──────── RECORDED INFORMATION
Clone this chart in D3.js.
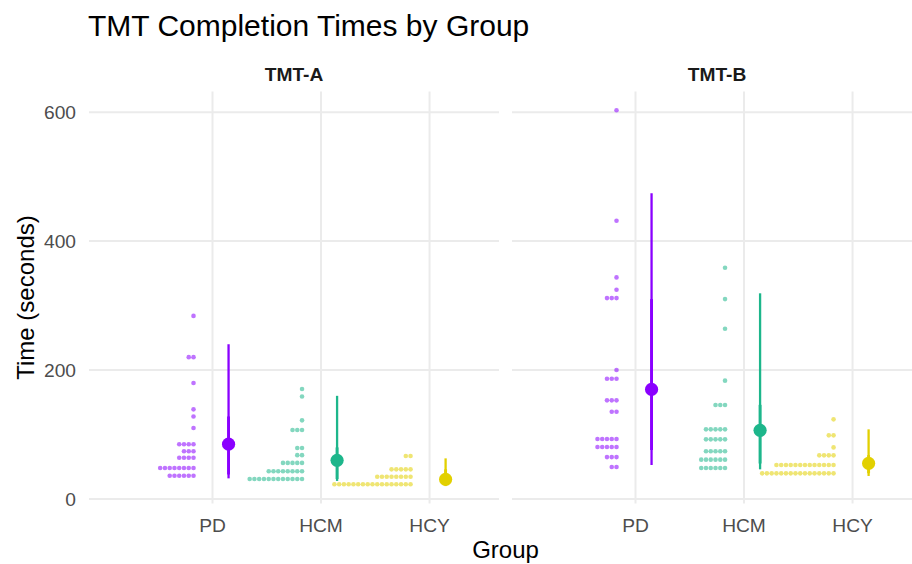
<!DOCTYPE html>
<html>
<head>
<meta charset="utf-8">
<script src="https://cdn.jsdelivr.net/npm/d3@7"></script>
<style>
  html, body { margin: 0; padding: 0; background: #fff; }
  svg { display: block; font-family: "Liberation Sans", Arial, Helvetica, sans-serif; }
</style>
</head>
<body>
<svg id="chart" width="912" height="564"></svg>
<script>
// ---- data -------------------------------------------------------------
const tests  = ["TMT-A", "TMT-B"];
const groups = ["PD", "HCM", "HCY"];
const yTicks = [0, 200, 400, 600];
const groupColors = ["#8A00FF", "#1DB68B", "#E2D000"];

// Binned completion times: [seconds, number of participants in the bin]
const dotsA_PD  = [[284,1],[220,2],[180,1],[139,1],[128,1],[110,1],[85,4],[74,3],[64,4],[48,8],[36,6]];
const dotsA_HCM = [[170.5,1],[159,1],[122,1],[107,3],[79,2],[68,2],[56,5],[43,8],[31,12]];
const dotsA_HCY = [[66.7,2],[46,5],[34.6,8],[22.8,17]];
const dotsB_PD  = [[603,1],[431.5,1],[343.7,1],[324.5,1],[311.6,3],[200,1],[186.5,3],[153,3],[135.4,2],[93,5],[80.6,5],[65,3],[49.6,2]];
const dotsB_HCM = [[358.6,1],[310,1],[264,1],[183.5,1],[145.7,3],[108,5],[92.5,5],[74,5],[61,6],[48,6]];
const dotsB_HCY = [[123.5,1],[98.7,2],[80,1],[67.7,4],[52.7,13],[39.8,16]];

// Mean with 66% and 95% intervals, per group (PD, HCM, HCY)
const meanA = [85, 60, 30.5];
const lo66A = [38, 31, 22];
const hi66A = [128, 80, 46];
const lo95A = [32, 28, 20];
const hi95A = [240, 160, 63];

const meanB = [170, 106.5, 55.3];
const lo66B = [76, 55, 40];
const hi66B = [310, 146, 68];
const lo95B = [52.7, 46, 35.7];
const hi95B = [474, 319, 108];

// ---- layout -----------------------------------------------------------
const svg = d3.select("#chart");
const panelTop = 91.5, panelBottom = 503.5;
const panelW = 410;
const panelLefts = [89, 512];

const y = d3.scaleLinear().domain([-7, 632]).range([panelBottom, panelTop]);

const panels = [
  { test: tests[0], dots: [dotsA_PD, dotsA_HCM, dotsA_HCY],
    mean: meanA, lo66: lo66A, hi66: hi66A, lo95: lo95A, hi95: hi95A },
  { test: tests[1], dots: [dotsB_PD, dotsB_HCM, dotsB_HCY],
    mean: meanB, lo66: lo66B, hi66: hi66B, lo95: lo95B, hi95: hi95B }
];

const gridColor = "#EBEBEB";
const dotStep = 4.76, dotR = 2.3;
const dotAnchor = -0.175, intervalOffset = 0.148;

svg.append("defs").append("clipPath").attr("id", "page")
  .append("rect").attr("x", 0).attr("y", 0).attr("width", 912).attr("height", 564);

panels.forEach((p, pi) => {
  const left = panelLefts[pi];
  // category positions: 1, 2, 3 with discrete padding on both sides
  const x = d3.scaleLinear().domain([-0.138, 3.64]).range([left, left + panelW]);
  const g = svg.append("g").attr("clip-path", "url(#page)");

  // horizontal grid
  g.selectAll("line.hgrid").data(yTicks).join("line")
    .attr("x1", left).attr("x2", left + panelW)
    .attr("y1", d => y(d)).attr("y2", d => y(d))
    .attr("stroke", gridColor).attr("stroke-width", 2);

  // vertical grid
  g.selectAll("line.vgrid").data(groups).join("line")
    .attr("x1", (d, i) => x(i + 1)).attr("x2", (d, i) => x(i + 1))
    .attr("y1", panelTop).attr("y2", panelBottom)
    .attr("stroke", gridColor).attr("stroke-width", 2);

  // strip label
  svg.append("text")
    .attr("x", left + panelW / 2).attr("y", 81)
    .attr("text-anchor", "middle")
    .attr("font-size", 19.2).attr("font-weight", "bold").attr("fill", "#1A1A1A")
    .text(p.test);

  // x tick labels
  svg.selectAll(null).data(groups).join("text")
    .attr("x", (d, i) => x(i + 1)).attr("y", 532)
    .attr("text-anchor", "middle")
    .attr("font-size", 19.2).attr("fill", "#4D4D4D")
    .text(d => d);

  groups.forEach((grp, gi) => {
    const col = groupColors[gi];
    const anchorX = x(gi + 1 + dotAnchor);

    // dot stacks, growing leftwards from the anchor
    const flat = [];
    p.dots[gi].forEach(([v, n]) => { for (let k = 0; k < n; k++) flat.push({ v, k }); });
    g.selectAll(null).data(flat).join("circle")
      .attr("cx", d => anchorX - d.k * dotStep)
      .attr("cy", d => y(d.v))
      .attr("r", dotR)
      .attr("fill", col).attr("fill-opacity", 0.55);

    // intervals and mean
    const ix = x(gi + 1 + intervalOffset);
    g.append("line")
      .attr("x1", ix).attr("x2", ix)
      .attr("y1", y(p.lo95[gi])).attr("y2", y(p.hi95[gi]))
      .attr("stroke", col).attr("stroke-width", 2.3);
    g.append("line")
      .attr("x1", ix).attr("x2", ix)
      .attr("y1", y(p.lo66[gi])).attr("y2", y(p.hi66[gi]))
      .attr("stroke", col).attr("stroke-width", 2.9);
    g.append("circle")
      .attr("cx", ix).attr("cy", y(p.mean[gi])).attr("r", 6.6)
      .attr("fill", col);
  });
});

// y tick labels
svg.selectAll("text.ytick").data(yTicks).join("text")
  .attr("class", "ytick")
  .attr("x", 76).attr("y", d => y(d) + 6.9)
  .attr("text-anchor", "end")
  .attr("font-size", 19.2).attr("fill", "#4D4D4D")
  .text(d => d);

// axis titles
svg.append("text")
  .attr("x", (panelLefts[0] + panelLefts[1] + panelW) / 2).attr("y", 558)
  .attr("text-anchor", "middle").attr("font-size", 24).attr("fill", "#000")
  .text("Group");

svg.append("text")
  .attr("transform", `translate(34, ${(panelTop + panelBottom) / 2}) rotate(-90)`)
  .attr("text-anchor", "middle").attr("font-size", 24).attr("fill", "#000")
  .text("Time (seconds)");

// title
svg.append("text")
  .attr("x", 88).attr("y", 36)
  .attr("font-size", 30).attr("fill", "#000")
  .text("TMT Completion Times by Group");
</script>
</body>
</html>
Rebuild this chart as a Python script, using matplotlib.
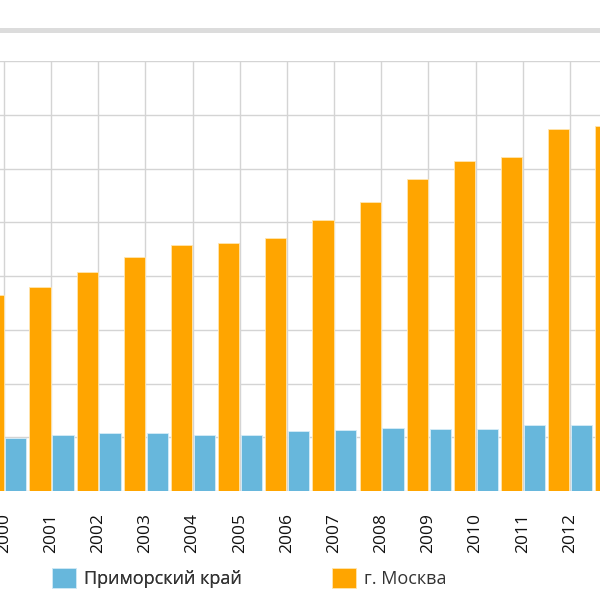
────────────────
-- PROBLEM REQUIREMENTS --
Without including any pictures, please restate all the records exactly.

-- CORRECT OUTPUT --
Clone this chart in D3.js.
<!DOCTYPE html>
<html>
<head>
<meta charset="utf-8">
<script src="https://cdn.jsdelivr.net/npm/d3@7"></script>
<style>
  html, body { margin: 0; padding: 0; background: #fff; }
  svg { display: block; font-family: "Liberation Sans", Arial, Helvetica, sans-serif; }
</style>
</head>
<body>
<svg id="chart" width="912" height="564"></svg>
<script>
// ---- data -------------------------------------------------------------
const tests  = ["TMT-A", "TMT-B"];
const groups = ["PD", "HCM", "HCY"];
const yTicks = [0, 200, 400, 600];
const groupColors = ["#8A00FF", "#1DB68B", "#E2D000"];

// Binned completion times: [seconds, number of participants in the bin]
const dotsA_PD  = [[284,1],[220,2],[180,1],[139,1],[128,1],[110,1],[85,4],[74,3],[64,4],[48,8],[36,6]];
const dotsA_HCM = [[170.5,1],[159,1],[122,1],[107,3],[79,2],[68,2],[56,5],[43,8],[31,12]];
const dotsA_HCY = [[66.7,2],[46,5],[34.6,8],[22.8,17]];
const dotsB_PD  = [[603,1],[431.5,1],[343.7,1],[324.5,1],[311.6,3],[200,1],[186.5,3],[153,3],[135.4,2],[93,5],[80.6,5],[65,3],[49.6,2]];
const dotsB_HCM = [[358.6,1],[310,1],[264,1],[183.5,1],[145.7,3],[108,5],[92.5,5],[74,5],[61,6],[48,6]];
const dotsB_HCY = [[123.5,1],[98.7,2],[80,1],[67.7,4],[52.7,13],[39.8,16]];

// Mean with 66% and 95% intervals, per group (PD, HCM, HCY)
const meanA = [85, 60, 30.5];
const lo66A = [38, 31, 22];
const hi66A = [128, 80, 46];
const lo95A = [32, 28, 20];
const hi95A = [240, 160, 63];

const meanB = [170, 106.5, 55.3];
const lo66B = [76, 55, 40];
const hi66B = [310, 146, 68];
const lo95B = [52.7, 46, 35.7];
const hi95B = [474, 319, 108];

// ---- layout -----------------------------------------------------------
const svg = d3.select("#chart");
const panelTop = 91.5, panelBottom = 503.5;
const panelW = 410;
const panelLefts = [89, 512];

const y = d3.scaleLinear().domain([-7, 632]).range([panelBottom, panelTop]);

const panels = [
  { test: tests[0], dots: [dotsA_PD, dotsA_HCM, dotsA_HCY],
    mean: meanA, lo66: lo66A, hi66: hi66A, lo95: lo95A, hi95: hi95A },
  { test: tests[1], dots: [dotsB_PD, dotsB_HCM, dotsB_HCY],
    mean: meanB, lo66: lo66B, hi66: hi66B, lo95: lo95B, hi95: hi95B }
];

const gridColor = "#EBEBEB";
const dotStep = 4.76, dotR = 2.3;
const dotAnchor = -0.175, intervalOffset = 0.148;

svg.append("defs").append("clipPath").attr("id", "page")
  .append("rect").attr("x", 0).attr("y", 0).attr("width", 912).attr("height", 564);

panels.forEach((p, pi) => {
  const left = panelLefts[pi];
  // category positions: 1, 2, 3 with discrete padding on both sides
  const x = d3.scaleLinear().domain([-0.138, 3.64]).range([left, left + panelW]);
  const g = svg.append("g").attr("clip-path", "url(#page)");

  // horizontal grid
  g.selectAll("line.hgrid").data(yTicks).join("line")
    .attr("x1", left).attr("x2", left + panelW)
    .attr("y1", d => y(d)).attr("y2", d => y(d))
    .attr("stroke", gridColor).attr("stroke-width", 2);

  // vertical grid
  g.selectAll("line.vgrid").data(groups).join("line")
    .attr("x1", (d, i) => x(i + 1)).attr("x2", (d, i) => x(i + 1))
    .attr("y1", panelTop).attr("y2", panelBottom)
    .attr("stroke", gridColor).attr("stroke-width", 2);

  // strip label
  svg.append("text")
    .attr("x", left + panelW / 2).attr("y", 81)
    .attr("text-anchor", "middle")
    .attr("font-size", 19.2).attr("font-weight", "bold").attr("fill", "#1A1A1A")
    .text(p.test);

  // x tick labels
  svg.selectAll(null).data(groups).join("text")
    .attr("x", (d, i) => x(i + 1)).attr("y", 532)
    .attr("text-anchor", "middle")
    .attr("font-size", 19.2).attr("fill", "#4D4D4D")
    .text(d => d);

  groups.forEach((grp, gi) => {
    const col = groupColors[gi];
    const anchorX = x(gi + 1 + dotAnchor);

    // dot stacks, growing leftwards from the anchor
    const flat = [];
    p.dots[gi].forEach(([v, n]) => { for (let k = 0; k < n; k++) flat.push({ v, k }); });
    g.selectAll(null).data(flat).join("circle")
      .attr("cx", d => anchorX - d.k * dotStep)
      .attr("cy", d => y(d.v))
      .attr("r", dotR)
      .attr("fill", col).attr("fill-opacity", 0.55);

    // intervals and mean
    const ix = x(gi + 1 + intervalOffset);
    g.append("line")
      .attr("x1", ix).attr("x2", ix)
      .attr("y1", y(p.lo95[gi])).attr("y2", y(p.hi95[gi]))
      .attr("stroke", col).attr("stroke-width", 2.3);
    g.append("line")
      .attr("x1", ix).attr("x2", ix)
      .attr("y1", y(p.lo66[gi])).attr("y2", y(p.hi66[gi]))
      .attr("stroke", col).attr("stroke-width", 2.9);
    g.append("circle")
      .attr("cx", ix).attr("cy", y(p.mean[gi])).attr("r", 6.6)
      .attr("fill", col);
  });
});

// y tick labels
svg.selectAll("text.ytick").data(yTicks).join("text")
  .attr("class", "ytick")
  .attr("x", 76).attr("y", d => y(d) + 6.9)
  .attr("text-anchor", "end")
  .attr("font-size", 19.2).attr("fill", "#4D4D4D")
  .text(d => d);

// axis titles
svg.append("text")
  .attr("x", (panelLefts[0] + panelLefts[1] + panelW) / 2).attr("y", 558)
  .attr("text-anchor", "middle").attr("font-size", 24).attr("fill", "#000")
  .text("Group");

svg.append("text")
  .attr("transform", `translate(34, ${(panelTop + panelBottom) / 2}) rotate(-90)`)
  .attr("text-anchor", "middle").attr("font-size", 24).attr("fill", "#000")
  .text("Time (seconds)");

// title
svg.append("text")
  .attr("x", 88).attr("y", 36)
  .attr("font-size", 30).attr("fill", "#000")
  .text("TMT Completion Times by Group");
</script>
</body>
</html>
Rebuild this chart as a Python script, using matplotlib.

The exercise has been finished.